Les Chypriotes turcs sont-ils en train d'appliquer leur 'Plan B' ?
Après l'échec des négociations de réunification, la direction chypriote turque a décidé de rouvrir plusieurs localités dans la partie occupée de l'île et de permettre le retour de leurs habitants de jadis : cette mesure concerne dans un premier temps les maronites, une minorité catholique orientale.
Sans travail de mémoire pas de réunification possible
Hürriyet Daily News craint que si l'on ne mène pas de réflexion sur l'histoire, une réconciliation sera impossible :
«Toute solution à Chypre sera quasiment impossible tant que les deux camps n'auront pas confessé les crimes qu'ils ont commis et tant qu'ils ne se seront pas mutuellement présentés des excuses. Comment les deux peuples de l'île peuvent-ils bâtir la paix et un avenir de confiance réciproque s'ils entretiennent des visions totalement divergentes quant aux origines du problème chypriote ? ... Comment réunifier Chypre si le leader, l'archevêque et le monde politique chypriotes grecs refusent systématiquement et délibérément de reconnaître les crimes commis par leur Etat et leur peuple à l'encontre des Chypriotes turcs, et si la population se réjouit de l'impunité pour les crimes commis contre les Chypriotes turcs ?»

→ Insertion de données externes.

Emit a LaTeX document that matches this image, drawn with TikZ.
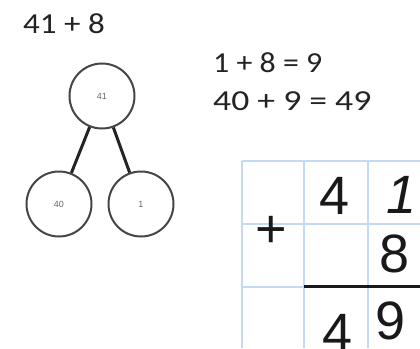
\documentclass[tikz,border=0pt]{standalone}
\usepackage{fontspec}
\setmainfont{Carlito}
\newfontfamily\handfont{Liberation Sans}
\newfontfamily\labfont{Liberation Sans}
\definecolor{gridblue}{RGB}{196,218,243}
\definecolor{inkgray}{RGB}{35,35,35}
\definecolor{circgray}{RGB}{70,70,70}
\definecolor{handink}{RGB}{25,25,25}
\begin{document}
\begin{tikzpicture}[x=1pt,y=-1pt,
  bubble/.style={circle,draw=circgray,line width=2pt,minimum size=65pt,inner sep=0pt,
    font=\labfont\fontsize{9}{9}\selectfont,text=black!60},
  link/.style={draw=inkgray,line width=3pt},
  gridline/.style={draw=gridblue,line width=1.3pt},
  typed/.style={anchor=base west,inner sep=0pt,text=inkgray,font=\fontsize{29}{29}\selectfont},
  hand/.style={anchor=base,inner sep=0pt,text=handink,font=\handfont\fontsize{54}{54}\selectfont}]
\useasboundingbox (0,0) rectangle (420,348);
\clip (0,0) rectangle (420,348);
% number bond
\node[bubble] (top) at (102,96) {41};
\node[bubble] (left) at (59,204) {40};
\node[bubble] (right) at (141,204) {1};
\draw[link] (top) -- (left);
\draw[link] (top) -- (right);
% typed text
\node[typed] (sum) at (23,33) {\scalebox{1.14}[1]{41 + 8}};
\node[typed] (eqa) at (213,72) {\scalebox{1.10}[1]{1 + 8 = 9}};
\node[typed] (eqb) at (213,110) {\scalebox{1.23}[1]{40 + 9 = 49}};
% grid
\draw[gridline] (242,161) -- (242,348);
\draw[gridline] (304,161) -- (304,348);
\draw[gridline] (368,161) -- (368,348);
\draw[gridline] (242,161) -- (420,161);
\draw[gridline] (242,224) -- (420,224);
\draw[gridline] (242,287) -- (304,287);
\draw[line width=3pt,handink] (304,286) -- (420,286);
% handwritten digits
\node[hand] (tens) at (335,214) {4};
\node[hand,font=\handfont\itshape\fontsize{54}{54}\selectfont] (ones) at (402,213) {1};
\node[hand] (plus) at (271,247) {+};
\node[hand] (eight) at (395,272) {8};
\node[hand] (rtens) at (338,351) {4};
\node[hand] (rones) at (391,339) {9};
\end{tikzpicture}
\end{document}
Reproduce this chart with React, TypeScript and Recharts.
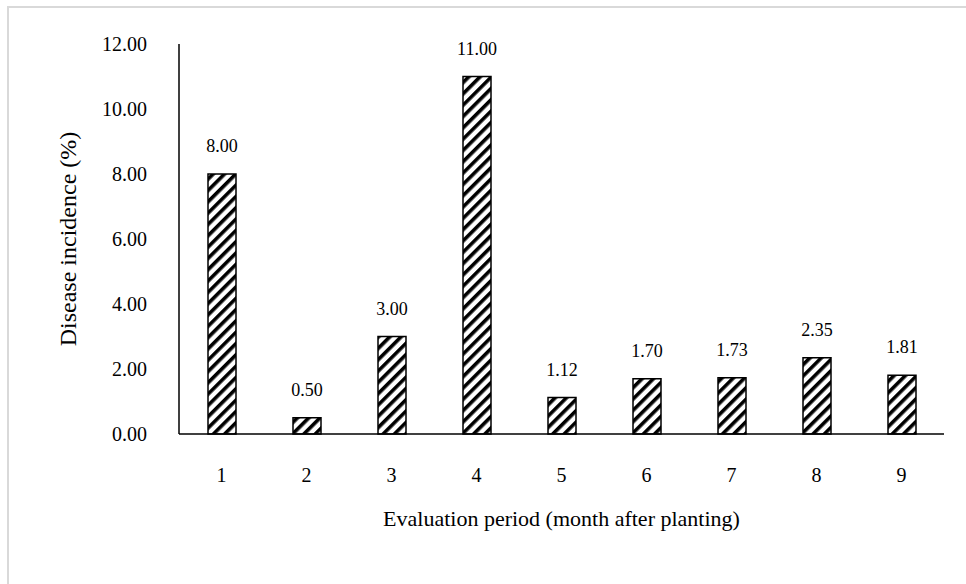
import React from "react";
import { BarChart, Bar, XAxis, YAxis, LabelList } from "recharts";

const periods = ["1", "2", "3", "4", "5", "6", "7", "8", "9"];
const incidence = [8.0, 0.5, 3.0, 11.0, 1.12, 1.7, 1.73, 2.35, 1.81];
const yTicks = [0, 2, 4, 6, 8, 10, 12];
const xTitle = "Evaluation period (month after planting)";
const yTitle = "Disease incidence (%)";

const data = periods.map((p, i) => ({ period: p, value: incidence[i] }));

const FONT = "'Liberation Serif', 'Times New Roman', serif";

export default function App() {
  return (
    <div style={{ position: "absolute", left: 0, top: 0, width: 966, height: 584, background: "#fff", overflow: "hidden" }}>
      <div
        style={{
          position: "absolute",
          left: 7,
          top: 6,
          width: 980,
          height: 600,
          borderLeft: "2px solid #d9d9d9",
          borderTop: "2px solid #d9d9d9",
        }}
      />
      <div style={{ position: "absolute", left: 0, top: 0 }}>
        <BarChart
          width={966}
          height={584}
          data={data}
          margin={{ top: 44, right: 22, bottom: 0, left: 0 }}
          barSize={28}
        >
          <defs>
            <pattern
              id="hatch"
              patternUnits="userSpaceOnUse"
              width={8}
              height={8}
              patternTransform="rotate(45)"
            >
              <rect x={0} y={0} width={8} height={8} fill="#ffffff" />
              <rect x={0} y={0} width={3.6} height={8} fill="#000000" />
            </pattern>
          </defs>
          <XAxis
            dataKey="period"
            axisLine={{ stroke: "#000", strokeWidth: 1.5 }}
            tickLine={false}
            tickSize={0}
            tickMargin={34}
            tick={{ fill: "#000", fontSize: 20, fontFamily: FONT }}
            height={150}
            label={(props: any) => {
              const vb = props.viewBox;
              return (
                <text
                  x={vb.x + vb.width / 2}
                  y={vb.y + 87}
                  textAnchor="middle"
                  dominantBaseline="middle"
                  fill="#000"
                  fontSize={22}
                  fontFamily={FONT}
                >
                  {xTitle}
                </text>
              );
            }}
          />
          <YAxis
            domain={[0, 12]}
            ticks={yTicks}
            interval={0}
            width={179}
            axisLine={{ stroke: "#000", strokeWidth: 1.5 }}
            tickLine={false}
            tickSize={0}
            tickMargin={32}
            tickFormatter={(v: number) => v.toFixed(2)}
            tick={{ fill: "#000", fontSize: 20, fontFamily: FONT }}
            label={(props: any) => {
              const vb = props.viewBox;
              const cx = vb.x + 70;
              const cy = vb.y + vb.height / 2;
              return (
                <text
                  x={cx}
                  y={cy}
                  transform={`rotate(-90, ${cx}, ${cy})`}
                  textAnchor="middle"
                  dominantBaseline="middle"
                  fill="#000"
                  fontSize={24}
                  fontFamily={FONT}
                >
                  {yTitle}
                </text>
              );
            }}
          />
          <Bar
            dataKey="value"
            fill="url(#hatch)"
            stroke="#000"
            strokeWidth={1.5}
            isAnimationActive={false}
          >
            <LabelList
              dataKey="value"
              position="top"
              offset={22}
              formatter={(v: number) => v.toFixed(2)}
              fill="#000"
              fontSize={18}
              fontFamily={FONT}
            />
          </Bar>
        </BarChart>
      </div>
    </div>
  );
}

Un développement dangereux
The Cyprus Mail y voit la preuve que la partie turque met en œuvre son "plan B" :
«La décision d’ouvrir les quatre villages maronites et de permettre le retour de leurs habitants - prise par la direction chypriote turque en accord avec le commandant des troupes d’occupation - pourrait être annonciateur de la suite des évènements, du 'plan B' évoqué par les Turcs alors que se dessinait l’échec de Crans-Montana. … Il devient de plus en plus évident que le point de vue d'Anastassiadis [le président chypriote], à savoir que le statu quo se maintiendrait après l’échec du processus de paix, résultait d’une grossière erreur d’appréciation. La Turquie l’avait prévenu qu’il s’agissait de la dernière chance pour parvenir à un accord, mais il a fait fi de ces avertissements et il se retrouve aujourd’hui confronté à des développements sur lesquels il n’a quasiment aucune emprise.»
Les opportunités et les risques d'un plan B
Hürriyet Daily News se montre partagé par rapport à l'initiative :
«Un vaste projet de reconstruction pourrait être une opportunité en or pour l'emploi et l'essor économique. Avec une telle activité économique, rassemblant investisseurs et travailleurs des deux côtés de l'île, la politique pourrait se sentir contrainte d'amorcer des approches de réconciliation. Mais la direction chypriote grecque verrait-elle d'un bon œil le Nord de l'île être élevé à un tel statut ? Les maronites et les résidents de Varosha [ville-fantôme, majoritairement peuplée de Chypriotes grecs avant la guerre, et fermée depuis 1974] se verront-ils accordés des droits de citoyens à part entière ? ... D'un autre côté, ce 'plan B' ou 'règlement par étapes' pourrait tuer définitivement la perspective d'un accord global sur l'île.»